● EXERCISE TASK
Without the pictures, print the lines running from the beginning of the material to the line containing "minimum height=88pt] (R)", both ends included.
___
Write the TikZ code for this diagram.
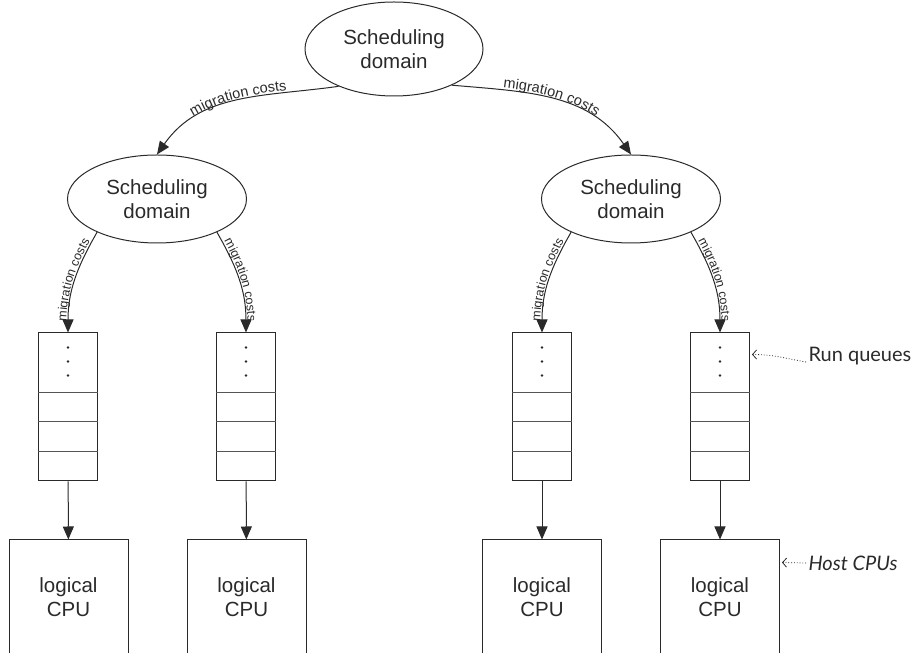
\documentclass[tikz,border=0pt]{standalone}
\usepackage{fontspec}
\setmainfont{Liberation Sans}
\newfontfamily\annofont{Lato}
\usetikzlibrary{shapes.geometric,arrows.meta,decorations.text}
\definecolor{ln}{HTML}{2A2A2A}
\definecolor{qg}{HTML}{555555}
\tikzset{
  dom/.style={ellipse, draw=ln, text=ln, inner sep=0pt, align=center,
    font=\fontsize{20.5}{24}\selectfont},
  queue/.style={rectangle, draw=ln, minimum width=59pt, minimum height=148pt, inner sep=0pt},
  cpu/.style={rectangle, draw=ln, text=ln, minimum width=119pt, minimum height=115pt,
    inner sep=0pt, align=center, font=\fontsize{20.5}{24}\selectfont},
  arr/.style={draw=ln, line width=1pt, -{Triangle[length=13pt,width=11pt]}},
  qline/.style={draw=qg, line width=1pt},
  anno/.style={text=ln, inner sep=0pt, anchor=west, font=\annofont\fontsize{20}{24}\selectfont},
  annoarr/.style={draw=ln, dotted, line width=0.8pt, -{Straight Barb[length=4pt,width=9pt]}},
  biglab/.style={decorate, decoration={text along path, text align=center, raise=2pt,
    text={|\fontsize{14.5}{14.5}\selectfont\color{ln}|migration costs}}},
  smalllab/.style={decorate, decoration={text along path, text align=center, raise=2pt,
    text={|\fontsize{12.5}{12.5}\selectfont\color{ln}|migration costs}}}
}
\begin{document}
\begin{tikzpicture}[x=1pt,y=1pt,line width=1pt]
\useasboundingbox (0,0) rectangle (916,653);

% scheduling domains
\node[dom, minimum width=178pt, minimum height=94pt] (top) at (394,604) {Scheduling\\domain};
\node[dom, minimum width=179pt, minimum height=88pt] (L) at (157,454) {Scheduling\\domain};
\node[dom, minimum width=179pt, minimum height=88pt] (R) at (631,454) {Scheduling\\domain};

% run queues
\node[queue] (q1) at (68,246) {};
\node[queue] (q2) at (246,246) {};
\node[queue] (q3) at (542,246) {};
\node[queue] (q4) at (720,246) {};
\foreach \q in {q1,q2,q3,q4}{
  \foreach \d in {60,89,119}{
    \draw[qline] ([yshift=-\d pt]\q.north west) -- ([yshift=-\d pt]\q.north east);
  }
  \foreach \d in {15,29,43}{
    \fill[ln] ([yshift=-\d pt]\q.north) circle (1.3pt);
  }
}

% logical CPUs
\node[cpu] (c1) at (68.5,55.5) {logical\\CPU};
\node[cpu] (c2) at (246.5,55.5) {logical\\CPU};
\node[cpu] (c3) at (542,55.5) {logical\\CPU};
\node[cpu] (c4) at (720,55.5) {logical\\CPU};

% queue -> cpu
\draw[arr] (q1) -- (c1);
\draw[arr] (q2) -- (c2);
\draw[arr] (q3) -- (c3);
\draw[arr] (q4) -- (c4);

% top migrations
\draw[arr] (top.214) to[out=188,in=55] (L.north);
\path[biglab] (L.north) to[out=55,in=188] (top.214);
\draw[arr] (top.328) to[out=-5,in=125] (R.north);
\path[biglab] (top.328) to[out=-5,in=125] (R.north);

% lower migrations
\draw[arr] (L.209) to[out=240,in=90] (q1.north);
\path[smalllab] (q1.north) to[out=90,in=240] (L.209);
\draw[arr] (L.331) to[out=300,in=90] (q2.north);
\path[smalllab] (L.331) to[out=300,in=90] (q2.north);
\draw[arr] (R.209) to[out=240,in=90] (q3.north);
\path[smalllab] (q3.north) to[out=90,in=240] (R.209);
\draw[arr] (R.331) to[out=300,in=90] (q4.north);
\path[smalllab] (R.331) to[out=300,in=90] (q4.north);

% annotations
\node[anno] (rq) at (808,297) {Run queues};
\node[anno] (hc) at (808,90) {\itshape Host CPUs};
\draw[annoarr] ([xshift=-2pt,yshift=-6pt]rq.west) to[out=170,in=0] ([xshift=2pt,yshift=-22pt]q4.north east);
\draw[annoarr] ([xshift=-2pt]hc.west) -- ([xshift=2pt,yshift=-23pt]c4.north east);
\end{tikzpicture}
\end{document}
___
● TASK SOLUTION
Write the TikZ code for this diagram.
\documentclass[tikz,border=0pt]{standalone}
\usepackage{fontspec}
\setmainfont{Liberation Sans}
\newfontfamily\annofont{Lato}
\usetikzlibrary{shapes.geometric,arrows.meta,decorations.text}
\definecolor{ln}{HTML}{2A2A2A}
\definecolor{qg}{HTML}{555555}
\tikzset{
  dom/.style={ellipse, draw=ln, text=ln, inner sep=0pt, align=center,
    font=\fontsize{20.5}{24}\selectfont},
  queue/.style={rectangle, draw=ln, minimum width=59pt, minimum height=148pt, inner sep=0pt},
  cpu/.style={rectangle, draw=ln, text=ln, minimum width=119pt, minimum height=115pt,
    inner sep=0pt, align=center, font=\fontsize{20.5}{24}\selectfont},
  arr/.style={draw=ln, line width=1pt, -{Triangle[length=13pt,width=11pt]}},
  qline/.style={draw=qg, line width=1pt},
  anno/.style={text=ln, inner sep=0pt, anchor=west, font=\annofont\fontsize{20}{24}\selectfont},
  annoarr/.style={draw=ln, dotted, line width=0.8pt, -{Straight Barb[length=4pt,width=9pt]}},
  biglab/.style={decorate, decoration={text along path, text align=center, raise=2pt,
    text={|\fontsize{14.5}{14.5}\selectfont\color{ln}|migration costs}}},
  smalllab/.style={decorate, decoration={text along path, text align=center, raise=2pt,
    text={|\fontsize{12.5}{12.5}\selectfont\color{ln}|migration costs}}}
}
\begin{document}
\begin{tikzpicture}[x=1pt,y=1pt,line width=1pt]
\useasboundingbox (0,0) rectangle (916,653);

% scheduling domains
\node[dom, minimum width=178pt, minimum height=94pt] (top) at (394,604) {Scheduling\\domain};
\node[dom, minimum width=179pt, minimum height=88pt] (L) at (157,454) {Scheduling\\domain};
\node[dom, minimum width=179pt, minimum height=88pt] (R) at (631,454) {Scheduling\\domain};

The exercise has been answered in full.